# Masters at Paradise Canyon Mesquite,NV



## lolaker99 (Dec 28, 2006)

We are looking to stay here next summer. I looked at the TUG reviews, but the most recent was from May '04.  Anyone been here since then?  We would be looking to stay here and visit Las Vegas, Grand Canyon and Zion National Park.  We have 2 kids 7 and 11, I thought this might be better than staying in Vegas.  Any thoughts or help would be appreciated.

Thanks


----------



## laynemiller (Dec 28, 2006)

Hi,
We are heading to Masters Villas (current name I think) tomorrow (Friday) for a week. This will be our third trip, I think to the time share. We love it there. You are actually staying in a two bedroom, two bath house. Some are right on the Fairway of one of the local golf courses, in fact, you even have a golf cart in the garage.

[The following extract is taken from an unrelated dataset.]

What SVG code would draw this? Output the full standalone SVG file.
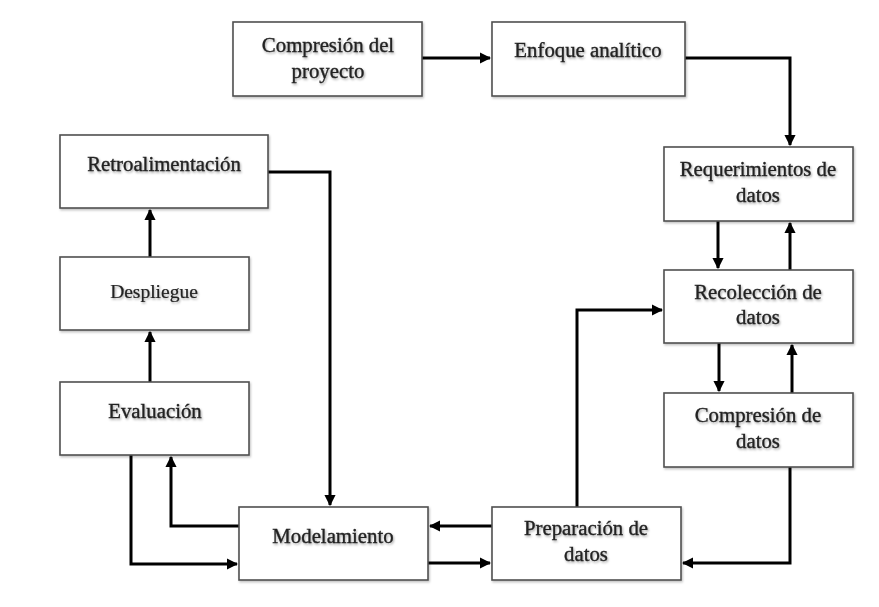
<svg xmlns="http://www.w3.org/2000/svg" width="879" height="607" viewBox="0 0 879 607">
<style>
.box{fill:#fff;stroke:#505050;stroke-width:1.6}
.t{font-family:"Liberation Serif","Times New Roman",serif;font-size:20.8px;fill:#222;stroke:#222;stroke-width:0.35;text-anchor:middle;filter:url(#sh)}
.c{fill:none;stroke:#000;stroke-width:3;marker-end:url(#ah)}
</style>
<defs>
<marker id="ah" viewBox="0 0 10 10" refX="9" refY="5" markerWidth="3.8" markerHeight="3.8" orient="auto" markerUnits="strokeWidth">
<path d="M0,0 L10,5 L0,10 z" fill="#000"/>
</marker>
<filter id="sh" x="-10%" y="-30%" width="120%" height="160%">
<feDropShadow dx="1" dy="1.5" stdDeviation="1" flood-color="#000" flood-opacity="0.35"/>
</filter>
<filter id="bs" x="-5%" y="-5%" width="110%" height="115%">
<feDropShadow dx="1" dy="1.5" stdDeviation="1" flood-color="#000" flood-opacity="0.25"/>
</filter>
</defs>
<g id="connectors">
<path class="c" d="M422,58 H490"/>
<path class="c" d="M685,58 H790 V145"/>
<path class="c" d="M718,221 V268"/>
<path class="c" d="M790,270 V223"/>
<path class="c" d="M719,343 V391"/>
<path class="c" d="M792,393 V345"/>
<path class="c" d="M790,467 V563 H683"/>
<path class="c" d="M577,507 V310 H662"/>
<path class="c" d="M492,526 H430"/>
<path class="c" d="M428,563 H490"/>
<path class="c" d="M268,172 H330 V505"/>
<path class="c" d="M239,526 H171 V457"/>
<path class="c" d="M131,455 V564 H237"/>
<path class="c" d="M150,382 V332"/>
<path class="c" d="M150,257 V210"/>
</g>
<g id="n1"><rect class="box" x="233" y="22" width="189" height="74" filter="url(#bs)"/><text class="t" x="328" y="52">Compresión del</text><text class="t" x="328" y="78">proyecto</text></g>
<g id="n2"><rect class="box" x="492" y="22" width="193" height="74" filter="url(#bs)"/><text class="t" x="588" y="57">Enfoque analítico</text></g>
<g id="n3"><rect class="box" x="664" y="147" width="189" height="74" filter="url(#bs)"/><text class="t" x="758" y="176">Requerimientos de</text><text class="t" x="758" y="202">datos</text></g>
<g id="n4"><rect class="box" x="664" y="270" width="189" height="73" filter="url(#bs)"/><text class="t" x="758" y="299">Recolección de</text><text class="t" x="758" y="324">datos</text></g>
<g id="n5"><rect class="box" x="664" y="393" width="189" height="74" filter="url(#bs)"/><text class="t" x="758" y="422">Compresión de</text><text class="t" x="758" y="448">datos</text></g>
<g id="n6"><rect class="box" x="60" y="135" width="208" height="73" filter="url(#bs)"/><text class="t" x="164" y="171">Retroalimentación</text></g>
<g id="n7"><rect class="box" x="60" y="257" width="189" height="73" filter="url(#bs)"/><text class="t" x="154" y="298" style="font-size:19.5px;stroke-width:0.2">Despliegue</text></g>
<g id="n8"><rect class="box" x="60" y="382" width="189" height="73" filter="url(#bs)"/><text class="t" x="155" y="418">Evaluación</text></g>
<g id="n9"><rect class="box" x="239" y="507" width="189" height="73" filter="url(#bs)"/><text class="t" x="333" y="543">Modelamiento</text></g>
<g id="n10"><rect class="box" x="492" y="507" width="189" height="73" filter="url(#bs)"/><text class="t" x="586" y="535">Preparación de</text><text class="t" x="586" y="561">datos</text></g>
</svg>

The house is a southwest design, with a nice kitchen, large dining room and the master bedroom is terrific, large with a jacuzzi-type tub. Mesquite is one of my favorite places to stay, which shows, because we have five weeks of timeshares there. Some we use and some we trade. I will be trying golf for the first time next week. You will be about an hour from Vegas, two hours or so from Zion and about the same (maybe three hours) from Grand Canyon. There is a lot of shopping available in nearby St. George. I will check email while we're there, so I can answer other questions if you have them.
Layne


----------



## lolaker99 (Dec 28, 2006)

*Another question*

Thanks for the information.  How is the pool at the resort?  Also, in the summer are there any other activities for children?  

Enjoy your trip!


----------